Fun Festivals for the Family
Fun festivals abound all around Michigan and Indiana, celebrating everything from woodpeckers to maple syrup to pickles to just plain old small town fun. And there’s something for everyone in the family from the youngest to the oldest.
Here are my favorites.
At the Howell Melon Festival, find the nearest booth selling the event’s signature melon ice cream. It often sells out and you don’t want to miss it. It’s wonderfully light and sweet, made from Howell melons, a cantaloupe hybrid grown locally and turned into ice cream by the Michigan State University dairy.
After the ice cream, enjoy the beautiful items for sale in the Fine Arts and Wares booths. Then, visit the Depot Museum, 128 Wetmore St., built in 1886, and now the town’s historical museum.
For more history, board a trolley for a history tour. We saw lots of beautiful Victorian homes, churches, and the 1881 Opera House where Ty Cobb’s birthday party was held.
Before leaving, enjoy more melon ice cream!
For more information:
The Thornapple Woodpecker Festival celebrates not just woodpeckers but lots of our feathered friends. At the Village Hall, 100 E. Main St., in Middleville, a small town about 20 miles south of Grand Rapids, pick up an event schedule, look at the displays, and then head out on your woodpecker adventure.
We followed the paved Paul Henry-Thornapple Trail along the Thornapple River for sightings of woodpeckers, cranes, warblers, and muskrats. A naturalist came along to help us identify the various birds. The highlight was seeing a redheaded woodpecker.
Back in the Village Hall, we enjoyed presentations by a wildlife ecologist from the Michigan Department of Natural Resources and a nature photographer.
For more information: www.woodpeckerfest.webs.com
We got so caught up in the history of North Manchester, we almost forgot we were there for the annual Fun Fest by the River. We started at the Center For History, 120 E. Main, to learn about the town. Located in the former Oppenheim Department Store building, the museum chronicles the town’s history and its ties to cigars, school desks, and Thomas Marshall, vice-president under Woodrow Wilson. We then visited the home where Marshall was born, a few blocks away on Market Street.
Then, we drove to the covered bridge on South Mill Street. Built in 1872, the bridge is on the National Register of Historic Places. We walked across, stopped to watch the canoers on the Eel River and then, we drove across the bridge.
For more information: www.northmanchesterchamber.com
Our visit to the Roann Covered Bridge Festival started at the Stockdale Mill, just outside town. Built in the 1850s, the mill on the Eel River ground grain for the local farmers. Stepping inside is like traveling back in time to a simpler life.

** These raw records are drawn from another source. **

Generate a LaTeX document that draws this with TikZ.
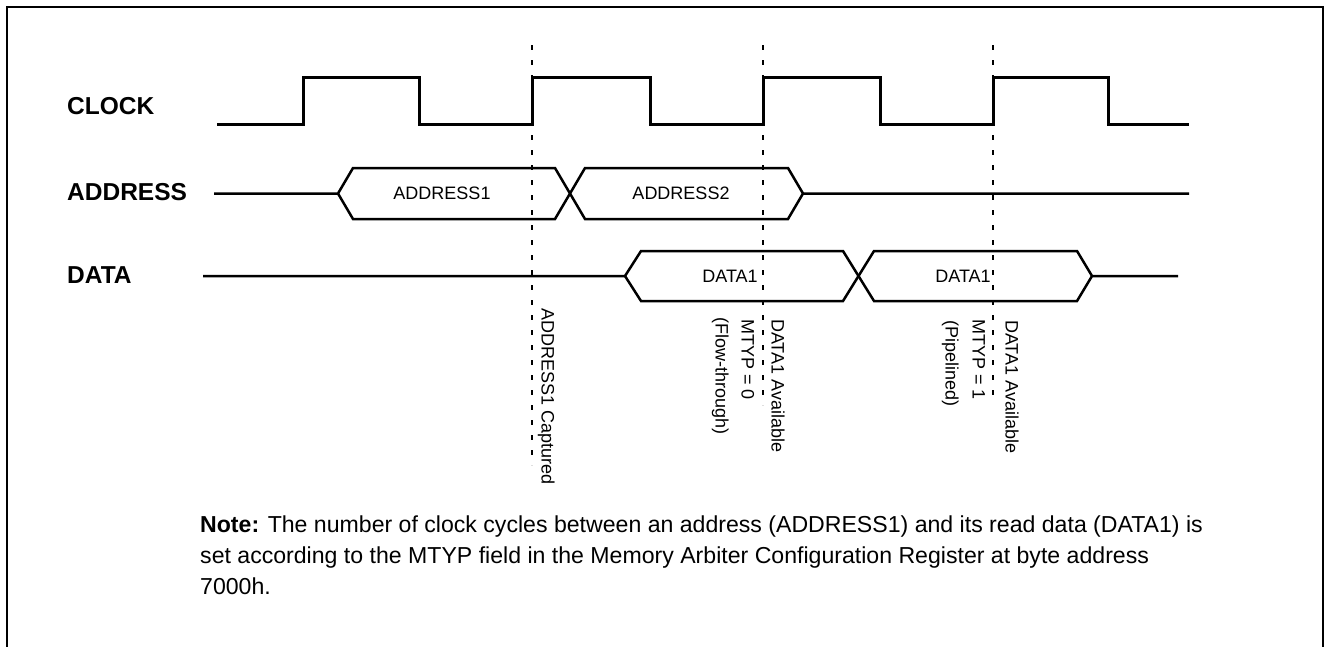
\documentclass[tikz,border=0pt]{standalone}
\usepackage{fontspec}
\setmainfont{Liberation Sans}
\begin{document}
\begin{tikzpicture}[x=1pt,y=-1pt,
  sig/.style={line width=3pt, line join=miter},
  bus/.style={line width=2.5pt, line join=miter},
  guide/.style={line width=2pt, dash pattern=on 5pt off 10pt},
  frame/.style={line width=2pt},
  lbl/.style={font=\fontsize{24.5}{28}\selectfont\bfseries, anchor=base west, inner sep=0pt},
  val/.style={font=\fontsize{18}{21}\selectfont, inner sep=0pt},
  vtxt/.style={font=\fontsize{18}{21}\selectfont, rotate=-90, anchor=base west, inner sep=0pt},
  note/.style={font=\fontsize{23.1}{31}\selectfont, anchor=north west, align=left, inner sep=0pt}
]
\useasboundingbox (0,0) rectangle (1324,646);
% frame (open at the bottom)
\draw[frame] (7,700) -- (7,7) -- (1322.5,7) -- (1322.5,700);

% row labels
\node[lbl] (lclk) at (67,114) {CLOCK};
\node[lbl] (ladr) at (67,200) {ADDRESS};
\node[lbl] (ldat) at (67,283) {DATA};

% guide lines
\coordinate (g1t) at (532,45); \coordinate (g1b) at (532,465);
\coordinate (g2t) at (763,45); \coordinate (g2b) at (763,405);
\coordinate (g3t) at (993,45); \coordinate (g3b) at (993,400);
\draw[guide] (g1t) -- (g1b);
\draw[guide] (g2t) -- (g2b);
\draw[guide] (g3t) -- (g3b);

% clock
\draw[sig] (217,124) -- (303,124) -- (303,77) -- (419,77) -- (419,124) -- (532,124)
  -- (532,77) -- (650,77) -- (650,124) -- (763,124) -- (763,77) -- (880,77)
  -- (880,124) -- (993,124) -- (993,77) -- (1108,77) -- (1108,124) -- (1189,124);

% address bus
\draw[bus] (214,193.5) -- (338,193.5) -- (353,168) -- (555,168) -- (585,219) -- (788,219) -- (803,193.5) -- (1189,193.5);
\draw[bus] (338,193.5) -- (353,219) -- (555,219) -- (585,168) -- (788,168) -- (803,193.5);
\node[val] (a1) at (442,193.5) {ADDRESS1};
\node[val] (a2) at (681,193.5) {ADDRESS2};

% data bus
\draw[bus] (203,276) -- (625,276) -- (641,251) -- (843,251) -- (874,301) -- (1077,301) -- (1092,276) -- (1178,276);
\draw[bus] (625,276) -- (641,301) -- (843,301) -- (874,251) -- (1077,251) -- (1092,276);
\node[val] (d1) at (730,276) {DATA1};
\node[val] (d2) at (963,276) {DATA1};

% vertical annotations
\node[vtxt] (c1) at (541.5,308) {ADDRESS1 Captured};
\node[vtxt] (v1) at (771.5,319) {DATA1 Available};
\node[vtxt] (m0) at (741.5,319) {MTYP = 0};
\node[vtxt] (f0) at (715.5,317) {(Flow-through)};
\node[vtxt] (v2) at (1005.5,320) {DATA1 Available};
\node[vtxt] (m1) at (972.5,319) {MTYP = 1};
\node[vtxt] (p1) at (945.5,320) {(Pipelined)};

% note
\node[note] (nt) at (200,516) {\textbf{Note:} The number of clock cycles between an address (ADDRESS1) and its read data (DATA1) is\\
set according to the MTYP field in the Memory Arbiter Configuration Register at byte address\\
7000h.};
\end{tikzpicture}
\end{document}
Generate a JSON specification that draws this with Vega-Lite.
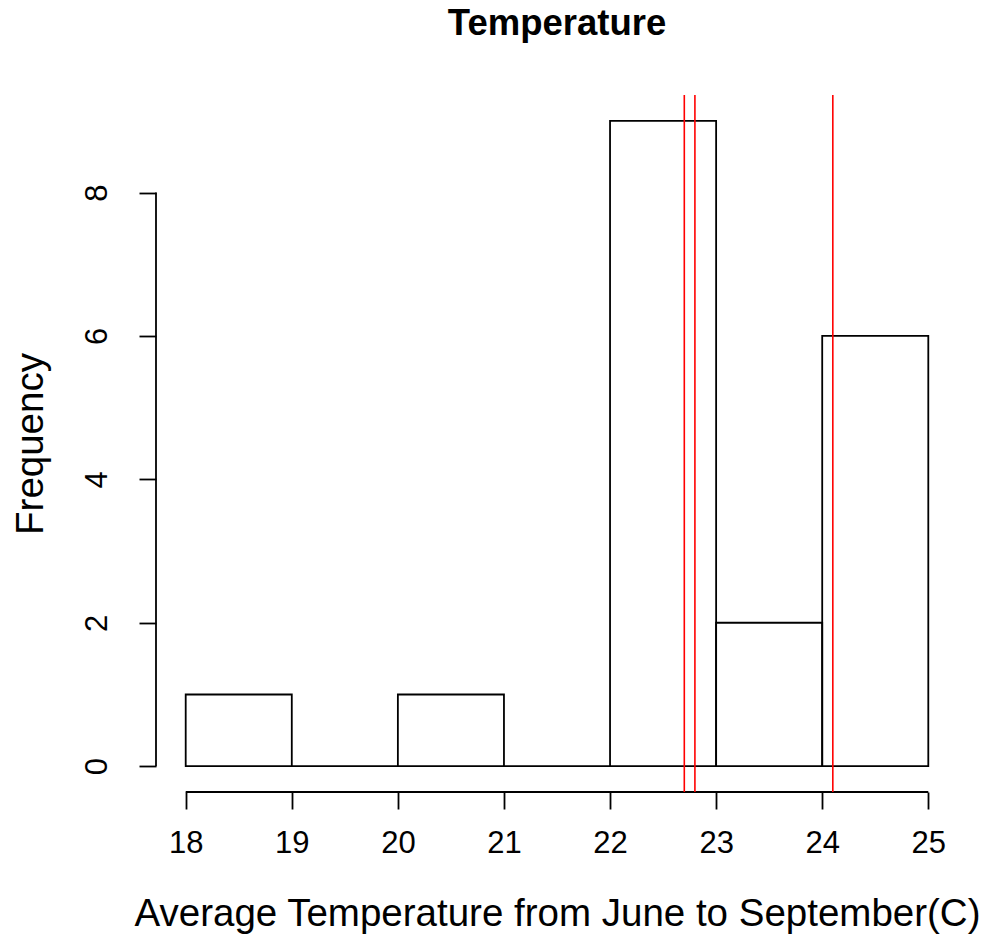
{
  "$schema": "https://vega.github.io/schema/vega-lite/v6.json",
  "autosize": {"type": "none"},
  "width": 802,
  "height": 697,
  "padding": {"left": 156, "top": 95, "right": 28, "bottom": 148},
  "background": "white",
  "config": {
    "view": {"stroke": null},
    "font": "Liberation Sans",
    "axis": {"grid": false, "domain": false, "tickColor": "black", "tickWidth": 1.8, "tickSize": 17, "labelColor": "black", "titleColor": "black", "labelFont": "Liberation Sans", "titleFont": "Liberation Sans", "titleFontWeight": "normal"}
  },
  "title": {"text": "Temperature", "fontSize": 36.5, "fontWeight": "bold", "font": "Liberation Sans", "color": "black", "anchor": "middle", "baseline": "alphabetic", "offset": 23},
  "datasets": {
    "bins": [
      {"bin_start": 18, "bin_end": 19, "count": 1},
      {"bin_start": 19, "bin_end": 20, "count": 0},
      {"bin_start": 20, "bin_end": 21, "count": 1},
      {"bin_start": 21, "bin_end": 22, "count": 0},
      {"bin_start": 22, "bin_end": 23, "count": 9},
      {"bin_start": 23, "bin_end": 24, "count": 2},
      {"bin_start": 24, "bin_end": 25, "count": 6}
    ],
    "markers": [
      {"temp": 22.7},
      {"temp": 22.8},
      {"temp": 24.1}
    ]
  },
  "layer": [
    {
      "data": {"name": "bins"},
      "mark": {"type": "rect", "fill": null, "stroke": "black", "strokeWidth": 1.8},
      "encoding": {
        "x": {
          "field": "bin_start", "type": "quantitative",
          "scale": {"domain": [17.72, 25.28], "nice": false, "zero": false},
          "axis": {"values": [18, 19, 20, 21, 22, 23, 24, 25], "format": "d", "labelFontSize": 31, "labelPadding": 19, "title": "Average Temperature from June to September(C)", "titleFontSize": 38.5, "titleBaseline": "alphabetic", "titleY": 133}
        },
        "x2": {"field": "bin_end"},
        "y": {
          "field": "count", "type": "quantitative",
          "scale": {"domain": [-0.36, 9.36], "nice": false, "zero": false},
          "axis": {"values": [0, 2, 4, 6, 8], "format": "d", "labelFontSize": 31, "labelAngle": 270, "labelAlign": "center", "labelBaseline": "alphabetic", "labelPadding": 33, "title": "Frequency", "titleFontSize": 38.5, "titleAngle": 270, "titleBaseline": "alphabetic", "titleX": -114}
        },
        "y2": {"datum": 0}
      }
    },
    {
      "data": {"values": [{}]},
      "mark": {"type": "rule", "color": "black", "strokeWidth": 1.8},
      "encoding": {
        "x": {"datum": 18, "type": "quantitative"},
        "x2": {"datum": 25},
        "y": {"datum": -0.36, "type": "quantitative"}
      }
    },
    {
      "data": {"values": [{}]},
      "mark": {"type": "rule", "color": "black", "strokeWidth": 1.8},
      "encoding": {
        "x": {"datum": 17.72, "type": "quantitative"},
        "y": {"datum": 0, "type": "quantitative"},
        "y2": {"datum": 8}
      }
    },
    {
      "data": {"name": "markers"},
      "mark": {"type": "rule", "color": "#ff0000", "strokeWidth": 1.6},
      "encoding": {
        "x": {"field": "temp", "type": "quantitative"}
      }
    }
  ]
}
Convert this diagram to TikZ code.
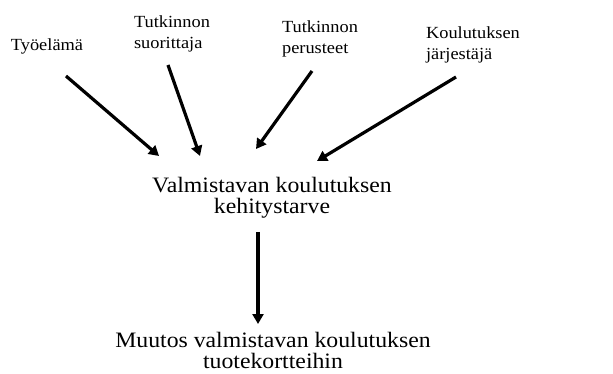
\documentclass[tikz,border=0pt]{standalone}
\usepackage{fontspec}
\setmainfont[FakeStretch=1.08]{Liberation Serif}
\usetikzlibrary{arrows.meta}
\begin{document}
\begin{tikzpicture}[x=1pt,y=-1pt,
  small/.style={font=\fontsize{17}{21}\selectfont, align=left, inner sep=0pt},
  big/.style={font=\fontsize{22}{21}\selectfont, align=center, inner sep=0pt},
  arr/.style={line width=3.2pt, -{Triangle[length=10pt,width=11pt]}}]
\useasboundingbox (0,0) rectangle (613,374);
\node[small] (tyo) at (47,46) {Työelämä};
\node[small] (suor) at (172,33.5) {Tutkinnon\\suorittaja};
\node[small] (per) at (320,38.5) {Tutkinnon\\perusteet};
\node[small] (jarj) at (473,44.5) {Koulutuksen\\järjestäjä};
\node[big] (kehi) at (272,197.5) {Valmistavan koulutuksen\\kehitystarve};
\node[big] (muut) at (273,350) {Muutos valmistavan koulutuksen\\tuotekortteihin};
\coordinate (s1) at (66,76);   \coordinate (e1) at (159,156);
\coordinate (s2) at (168,65);  \coordinate (e2) at (200,156);
\coordinate (s3) at (312,71);  \coordinate (e3) at (256,149);
\coordinate (s4) at (456,77);  \coordinate (e4) at (317,161);
\coordinate (s5) at (258,232); \coordinate (e5) at (258,324);
\draw[arr] (s1) -- (e1);
\draw[arr] (s2) -- (e2);
\draw[arr] (s3) -- (e3);
\draw[arr] (s4) -- (e4);
\draw[arr] (s5) -- (e5);
\end{tikzpicture}
\end{document}
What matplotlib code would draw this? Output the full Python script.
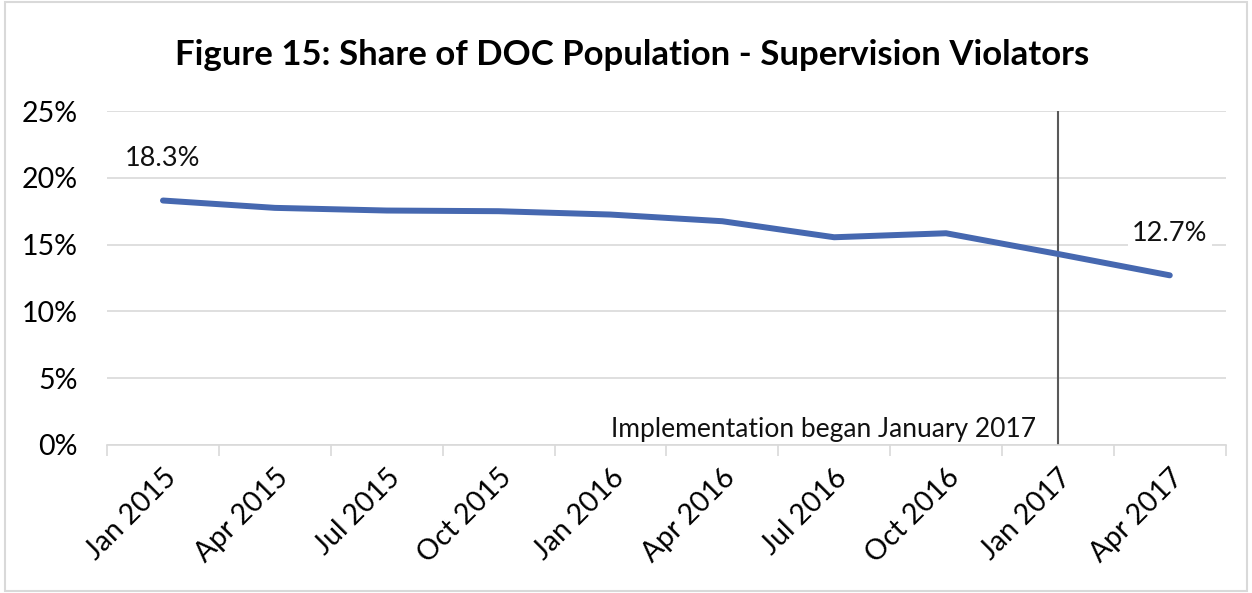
import matplotlib.pyplot as plt
from matplotlib.patches import Rectangle

# Dane wykresu
kwartaly = ["Jan 2015", "Apr 2015", "Jul 2015", "Oct 2015", "Jan 2016",
            "Apr 2016", "Jul 2016", "Oct 2016", "Jan 2017", "Apr 2017"]
udzial = [18.3, 17.75, 17.55, 17.5, 17.25, 16.75, 15.55, 15.85, 14.3, 12.7]
osie_y = [0, 5, 10, 15, 20, 25]
start_wdrozenia = "Jan 2017"

plt.rcParams['font.family'] = ['Lato', 'DejaVu Sans']

fig = plt.figure(figsize=(12.52, 5.93), dpi=100)
ax = fig.add_axes([0.0855, 0.2496, 0.8935, 0.5632])

x = list(range(len(kwartaly)))
ax.plot(x, udzial, color='#4668B0', linewidth=4.3, solid_capstyle='round',
        solid_joinstyle='round', zorder=3)

# Etykiety pierwszej i ostatniej wartości
for i in (0, len(udzial) - 1):
    ax.annotate(f"{udzial[i]:.1f}%", (x[i], udzial[i]), xytext=(0, 21),
                textcoords='offset points', ha='center', va='bottom',
                fontsize=19.5, color='#111111', zorder=4,
                bbox=dict(boxstyle='square,pad=0.15', fc='white', ec='none'))

# Linia pionowa - początek wdrożenia
xi = kwartaly.index(start_wdrozenia)
ax.axvline(xi, color='#595959', linewidth=1.5, zorder=2)
ax.text(xi - 0.2, 0.25, "Implementation began January 2017", ha='right',
        va='bottom', fontsize=19, color='#111111')

ax.set_xlim(-0.5, len(kwartaly) - 0.5)
ax.set_ylim(0, 25)
ax.set_yticks(osie_y)
ax.set_yticklabels([f"{v}%" for v in osie_y], fontsize=20.5)
ax.set_xticks(x)
ax.set_xticklabels(kwartaly, rotation=45, ha='right', rotation_mode='anchor',
                   fontsize=20.5)
ax.set_xticks([i - 0.5 for i in range(len(kwartaly) + 1)], minor=True)
ax.tick_params(axis='x', which='major', length=0, pad=14)
ax.tick_params(axis='x', which='minor', length=8, color='#d9d9d9', width=1.2)
ax.tick_params(axis='y', length=0, pad=21)

ax.grid(axis='y', color='#d9d9d9', linewidth=1.2, zorder=0)
ax.set_axisbelow(True)
for s in ('top', 'right', 'left'):
    ax.spines[s].set_visible(False)
ax.spines['bottom'].set_color('#d9d9d9')
ax.spines['bottom'].set_linewidth(1.2)

fig.text(0.505, 0.908, "Figure 15: Share of DOC Population - Supervision Violators",
         ha='center', va='center', fontsize=25, fontweight='bold')

# Ramka wokół całego wykresu
fig.patches.append(Rectangle((0.004, 0.004), 0.992, 0.992, transform=fig.transFigure,
                             fill=False, ec='#d9d9d9', lw=1.5))

plt.savefig("out.png", dpi=100)
plt.close()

In town, we browsed the artists’ and vendors’ booths, shopped the antique stores, and looked at an old log cabin in a downtown park. From there, we drove to the Roann Covered Bridge, built in 1877. We walked across for scenic views of the Eel River.
For more information:
St. Joe, Indiana
It’s fun to be in a pickle when you visit the annual Pickle Festival in St. Joe, Indiana. We started with a tour of Sechler’s Pickle Factory, 5685 IN-1. We tasted a variety of pickles and then saw the whole pickling process from raw cucumbers to bottled pickles.
At the festival site in town, we enjoyed the arts and crafts tent, voted for our favorite art work in the Art and Photo Display, and sampled some pickle ice cream served up by the Lions Club. It was very tasty.
Taking a mid-afternoon break, we watched the Grande Finale parade with tractors, trucks, a high school band, and lots of fun as float riders tossed tons of candy to the children along the route.
For more information: www.stjoepicklefestival.com
So, don’t settle for a humdrum summer of trips to the beach or the local park. Instead, spice it up with some fun festivals where you’ll be making family memories.